# Boulder, Colorado Shovel Help Needed



## ThePeoplesPlow (Jan 12, 2016)

Hey guys,
As the title suggests I need a guy to man a shovel this winter in Boulder, CO.
Must have personal transportation (does NOT have to be a plow truck)
Compensation: $12/hr + 53cents/mile driven
Bonus: Perfect attendance + no callbacks bonus (reward to be determined)


----------



## 1olddogtwo (Aug 6, 2007)

PM Buff.....


----------



## ThePeoplesPlow (Jan 12, 2016)

1olddogtwo;2093777 said:


> PM Buff.....


What is that and how do I do it?


----------



## BUFF (Dec 24, 2009)

ThePeoplesPlow;2093781 said:


> What is that and how do I do it?


PM means Private Message, you need aboot 20or25 post to have the ability to "PM"
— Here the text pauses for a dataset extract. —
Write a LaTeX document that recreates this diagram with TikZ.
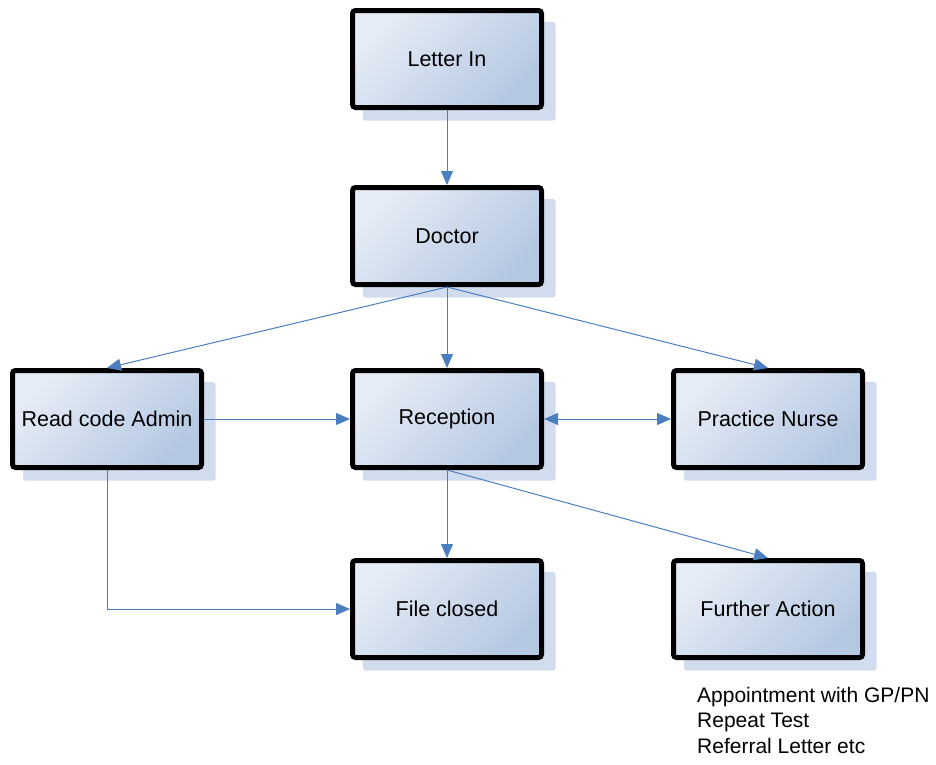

You may want to post a link to your thread on the Colorado Weather Thread 
http://www.plowsite.com/showthread.php?t=84803&page=493 
to get more visibility.

So aboot how many guys/hours per storm and where in Boulder?
BTW $12.00 an hour is not going to get you quality or reliable help, you're offering a bonus but it probably won't entice guys enough to sign on.


----------



## ThePeoplesPlow (Jan 12, 2016)

Thanks Buff. Short for Buffalo?
This is a great community. I've got five residential units that need snow removal and can be done with a shovel. Just need one guy for about 5 hours a storm at the moment. This number will go up.
Is there a payment structure you would recommend?


----------



## 1olddogtwo (Aug 6, 2007)

His last name is Bill


----------



## BUFF (Dec 24, 2009)

ThePeoplesPlow;2093968 said:


> Thanks Buff. Short for Buffalo?
> This is a great community. I've got five residential units that need snow removal and can be done with a shovel. Just need one guy for about 5 hours a storm at the moment. This number will go up.
> Is there a payment structure you would recommend?


Not Buffalo, Big Ugly Fat Fornicator....... I'm 6'8" and go 290#........

I sub out shoveling, pay by the job using tiered rates based on accumulation and I supply Ice Melt. 
Last Fridays storm my guy billed me $95.00 and it took him about 3.5hrs. May sounds expensive but there's no employee BS (taxes, W/C, etc), he's reliable and does a good job.


----------



## WIPensFan (Jan 31, 2009)

1olddogtwo;2093980 said:


> His last name is Bill


:laughing:

No snow blowing, just shoveling for 5 hrs? I doubt you'll get any takers. Maybe go with a set amount for all the work...like $120 per time they do it. And buy a snow blower for them if possible.


----------



## Mark Oomkes (Dec 10, 2000)

I'm thinking back a few years when Denver and the Front Range got dumped on.........somewhere in the neighborhood of 5' in one storm and 4' the next.....I think. 

I've been reading your business plan on the CO thread and didn't have time to post this. 

What happens when that happens again, and I believe you were charging the customer a flat rate?


----------



## BUFF (Dec 24, 2009)

Accumulation data by month from NOAA, as you'll see it's all over the place.
http://www.esrl.noaa.gov/psd/boulder/bouldersnow.html


----------



## leolkfrm (Mar 11, 2010)

i would not get out of bed for less than 25 hr if it is only 3-5 hrs and use my own equipment


----------